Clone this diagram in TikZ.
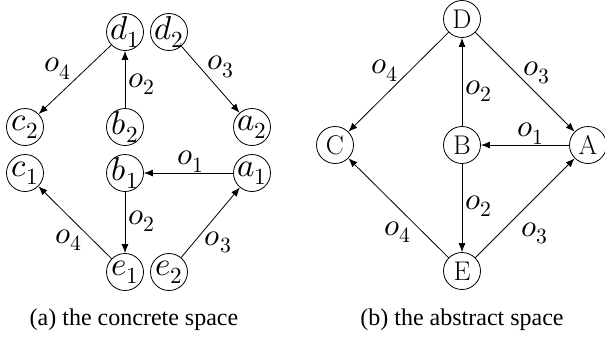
\documentclass[tikz,border=0pt]{standalone}
\usepackage{unicode-math}
\setmathfont{Latin Modern Math}
\newfontfamily\capfont{Liberation Serif}
\usetikzlibrary{arrows.meta}
\begin{document}
\begin{tikzpicture}[x=1pt,y=-1pt,
  st/.style={circle,draw,line width=0.8pt,minimum size=37pt,inner sep=-8pt,font=\fontsize{33}{37}\selectfont},
  stu/.style={st,font=\fontsize{27}{31}\selectfont},
  arr/.style={line width=0.8pt,-{Latex[length=9pt,width=7pt]}},
  lab/.style={font=\fontsize{31}{35}\selectfont,inner sep=2pt},
  captext/.style={font=\capfont\fontsize{24}{28}\selectfont}]
\useasboundingbox (0,0) rectangle (605,341);
% (a) concrete space
\node[st] (d1) at (125,32) {$d_1$};
\node[st] (d2) at (169,32) {$d_2$};
\node[st] (c2) at (25,127) {$c_2$};
\node[st] (b2) at (125,127) {$b_2$};
\node[st] (a2) at (252,127) {$a_2$};
\node[st] (c1) at (25,173) {$c_1$};
\node[st] (b1) at (125,173) {$b_1$};
\node[st] (a1) at (252,173) {$a_1$};
\node[st] (e1) at (125,272) {$e_1$};
\node[st] (e2) at (169,272) {$e_2$};
\node[captext] (capa) at (134,320) {(a) the concrete space};
\draw[arr] (d1) -- node[lab,above left,pos=0.55,xshift=2pt,yshift=1pt] {$o_4$} (c2);
\draw[arr] (b2) -- node[lab,right,pos=0.42,xshift=1pt] {$o_2$} (d1);
\draw[arr] (d2) -- node[lab,above right,pos=0.5,xshift=-5pt,yshift=-1pt] {$o_3$} (a2);
\draw[arr] (a1) -- node[lab,above,pos=0.48,yshift=-2pt] {$o_1$} (b1);
\draw[arr] (b1) -- node[lab,right,pos=0.48,xshift=1pt] {$o_2$} (e1);
\draw[arr] (e1) -- node[lab,below left,pos=0.45,xshift=6pt,yshift=-1pt] {$o_4$} (c1);
\draw[arr] (e2) -- node[lab,below right,pos=0.45,xshift=-5pt,yshift=-3pt] {$o_3$} (a1);
% (b) abstract space
\node[stu] (D) at (462,19) {D};
\node[stu] (C) at (335,145) {C};
\node[stu] (B) at (462,145) {B};
\node[stu] (A) at (588,145) {A};
\node[stu] (E) at (462,271) {E};
\node[captext] (capb) at (462,320) {(b) the abstract space};
\draw[arr] (D) -- node[lab,above left,pos=0.55,xshift=7pt,yshift=3pt] {$o_4$} (C);
\draw[arr] (B) -- node[lab,right,pos=0.42,xshift=1pt,yshift=-2pt] {$o_2$} (D);
\draw[arr] (D) -- node[lab,above right,pos=0.5,xshift=-4pt,yshift=-4pt] {$o_3$} (A);
\draw[arr] (A) -- node[lab,above,pos=0.48,xshift=4pt,yshift=-2pt] {$o_1$} (B);
\draw[arr] (B) -- node[lab,right,pos=0.48,xshift=1pt] {$o_2$} (E);
\draw[arr] (E) -- node[lab,below left,pos=0.45,xshift=10pt,yshift=-6pt] {$o_4$} (C);
\draw[arr] (E) -- node[lab,below right,pos=0.45,xshift=-1pt,yshift=-7pt] {$o_3$} (A);
\end{tikzpicture}
\end{document}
#####
Problem details => All the lines above are to be given again exactly as they read, with the pictures removed.

Exercise result =>
Clone this diagram in TikZ.
\documentclass[tikz,border=0pt]{standalone}
\usepackage{unicode-math}
\setmathfont{Latin Modern Math}
\newfontfamily\capfont{Liberation Serif}
\usetikzlibrary{arrows.meta}
\begin{document}
\begin{tikzpicture}[x=1pt,y=-1pt,
  st/.style={circle,draw,line width=0.8pt,minimum size=37pt,inner sep=-8pt,font=\fontsize{33}{37}\selectfont},
  stu/.style={st,font=\fontsize{27}{31}\selectfont},
  arr/.style={line width=0.8pt,-{Latex[length=9pt,width=7pt]}},
  lab/.style={font=\fontsize{31}{35}\selectfont,inner sep=2pt},
  captext/.style={font=\capfont\fontsize{24}{28}\selectfont}]
\useasboundingbox (0,0) rectangle (605,341);
% (a) concrete space
\node[st] (d1) at (125,32) {$d_1$};
\node[st] (d2) at (169,32) {$d_2$};
\node[st] (c2) at (25,127) {$c_2$};
\node[st] (b2) at (125,127) {$b_2$};
\node[st] (a2) at (252,127) {$a_2$};
\node[st] (c1) at (25,173) {$c_1$};
\node[st] (b1) at (125,173) {$b_1$};
\node[st] (a1) at (252,173) {$a_1$};
\node[st] (e1) at (125,272) {$e_1$};
\node[st] (e2) at (169,272) {$e_2$};
\node[captext] (capa) at (134,320) {(a) the concrete space};
\draw[arr] (d1) -- node[lab,above left,pos=0.55,xshift=2pt,yshift=1pt] {$o_4$} (c2);
\draw[arr] (b2) -- node[lab,right,pos=0.42,xshift=1pt] {$o_2$} (d1);
\draw[arr] (d2) -- node[lab,above right,pos=0.5,xshift=-5pt,yshift=-1pt] {$o_3$} (a2);
\draw[arr] (a1) -- node[lab,above,pos=0.48,yshift=-2pt] {$o_1$} (b1);
\draw[arr] (b1) -- node[lab,right,pos=0.48,xshift=1pt] {$o_2$} (e1);
\draw[arr] (e1) -- node[lab,below left,pos=0.45,xshift=6pt,yshift=-1pt] {$o_4$} (c1);
\draw[arr] (e2) -- node[lab,below right,pos=0.45,xshift=-5pt,yshift=-3pt] {$o_3$} (a1);
% (b) abstract space
\node[stu] (D) at (462,19) {D};
\node[stu] (C) at (335,145) {C};
\node[stu] (B) at (462,145) {B};
\node[stu] (A) at (588,145) {A};
\node[stu] (E) at (462,271) {E};
\node[captext] (capb) at (462,320) {(b) the abstract space};
\draw[arr] (D) -- node[lab,above left,pos=0.55,xshift=7pt,yshift=3pt] {$o_4$} (C);
\draw[arr] (B) -- node[lab,right,pos=0.42,xshift=1pt,yshift=-2pt] {$o_2$} (D);
\draw[arr] (D) -- node[lab,above right,pos=0.5,xshift=-4pt,yshift=-4pt] {$o_3$} (A);
\draw[arr] (A) -- node[lab,above,pos=0.48,xshift=4pt,yshift=-2pt] {$o_1$} (B);
\draw[arr] (B) -- node[lab,right,pos=0.48,xshift=1pt] {$o_2$} (E);
\draw[arr] (E) -- node[lab,below left,pos=0.45,xshift=10pt,yshift=-6pt] {$o_4$} (C);
\draw[arr] (E) -- node[lab,below right,pos=0.45,xshift=-1pt,yshift=-7pt] {$o_3$} (A);
\end{tikzpicture}
\end{document}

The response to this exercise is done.